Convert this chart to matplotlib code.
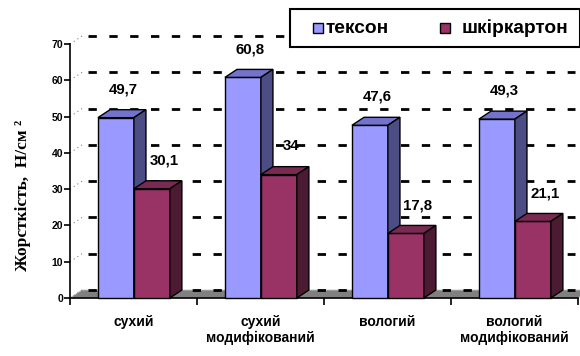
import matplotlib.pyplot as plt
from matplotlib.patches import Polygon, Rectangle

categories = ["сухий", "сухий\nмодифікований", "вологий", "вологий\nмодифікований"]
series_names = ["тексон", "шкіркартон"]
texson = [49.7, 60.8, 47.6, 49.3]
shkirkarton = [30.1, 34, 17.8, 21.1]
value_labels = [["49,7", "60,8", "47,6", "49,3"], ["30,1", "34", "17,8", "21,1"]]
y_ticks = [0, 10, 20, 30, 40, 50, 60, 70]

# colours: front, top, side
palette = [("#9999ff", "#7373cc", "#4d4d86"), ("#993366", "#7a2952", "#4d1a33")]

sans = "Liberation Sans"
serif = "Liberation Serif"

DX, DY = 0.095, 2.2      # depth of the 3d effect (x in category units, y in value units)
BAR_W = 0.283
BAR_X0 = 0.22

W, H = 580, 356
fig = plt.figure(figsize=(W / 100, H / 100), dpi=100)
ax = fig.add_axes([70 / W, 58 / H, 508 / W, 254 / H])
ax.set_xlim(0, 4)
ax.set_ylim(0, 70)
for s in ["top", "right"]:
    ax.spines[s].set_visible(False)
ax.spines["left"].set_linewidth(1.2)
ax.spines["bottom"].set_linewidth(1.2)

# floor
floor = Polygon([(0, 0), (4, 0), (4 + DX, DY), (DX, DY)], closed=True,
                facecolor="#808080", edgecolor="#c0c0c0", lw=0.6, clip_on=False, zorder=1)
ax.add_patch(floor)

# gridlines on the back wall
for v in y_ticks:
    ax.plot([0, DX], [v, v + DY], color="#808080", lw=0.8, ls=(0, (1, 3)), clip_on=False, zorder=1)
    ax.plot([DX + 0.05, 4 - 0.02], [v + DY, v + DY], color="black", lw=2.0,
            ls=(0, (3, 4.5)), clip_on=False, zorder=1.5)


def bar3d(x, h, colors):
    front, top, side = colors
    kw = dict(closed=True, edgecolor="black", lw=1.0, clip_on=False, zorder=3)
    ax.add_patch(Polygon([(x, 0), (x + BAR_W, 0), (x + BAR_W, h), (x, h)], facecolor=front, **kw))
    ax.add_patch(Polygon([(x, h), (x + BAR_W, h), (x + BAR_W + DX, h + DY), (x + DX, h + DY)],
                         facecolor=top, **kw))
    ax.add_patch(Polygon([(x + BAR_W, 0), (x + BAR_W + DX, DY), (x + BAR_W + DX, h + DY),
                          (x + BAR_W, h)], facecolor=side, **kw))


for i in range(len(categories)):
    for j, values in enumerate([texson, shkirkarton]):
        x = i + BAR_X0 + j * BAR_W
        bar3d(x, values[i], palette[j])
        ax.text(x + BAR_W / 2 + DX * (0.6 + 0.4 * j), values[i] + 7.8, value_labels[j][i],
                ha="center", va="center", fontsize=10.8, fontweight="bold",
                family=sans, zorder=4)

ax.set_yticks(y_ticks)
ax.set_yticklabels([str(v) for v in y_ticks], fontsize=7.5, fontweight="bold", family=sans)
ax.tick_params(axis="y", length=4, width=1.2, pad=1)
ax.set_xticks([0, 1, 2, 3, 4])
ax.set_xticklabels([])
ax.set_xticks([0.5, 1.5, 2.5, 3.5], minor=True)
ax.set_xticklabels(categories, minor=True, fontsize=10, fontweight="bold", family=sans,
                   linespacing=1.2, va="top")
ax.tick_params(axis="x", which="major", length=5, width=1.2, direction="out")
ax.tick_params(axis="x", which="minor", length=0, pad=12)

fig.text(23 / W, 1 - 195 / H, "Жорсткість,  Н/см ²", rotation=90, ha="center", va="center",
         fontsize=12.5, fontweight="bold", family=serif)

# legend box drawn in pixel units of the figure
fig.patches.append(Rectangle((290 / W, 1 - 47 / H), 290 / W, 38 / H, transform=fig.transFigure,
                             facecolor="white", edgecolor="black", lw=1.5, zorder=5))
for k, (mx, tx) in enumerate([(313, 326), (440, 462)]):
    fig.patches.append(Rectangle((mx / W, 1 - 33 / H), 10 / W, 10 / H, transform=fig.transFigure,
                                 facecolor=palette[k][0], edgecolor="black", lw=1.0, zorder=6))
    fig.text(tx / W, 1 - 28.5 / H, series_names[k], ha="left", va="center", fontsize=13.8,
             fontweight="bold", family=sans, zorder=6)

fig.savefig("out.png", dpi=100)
==========
- What is being asked: Go over the data above and copy every line that has the word "matplotlib" in it.

- Written solution:
Convert this chart to matplotlib code.
import matplotlib.pyplot as plt
from matplotlib.patches import Polygon, Rectangle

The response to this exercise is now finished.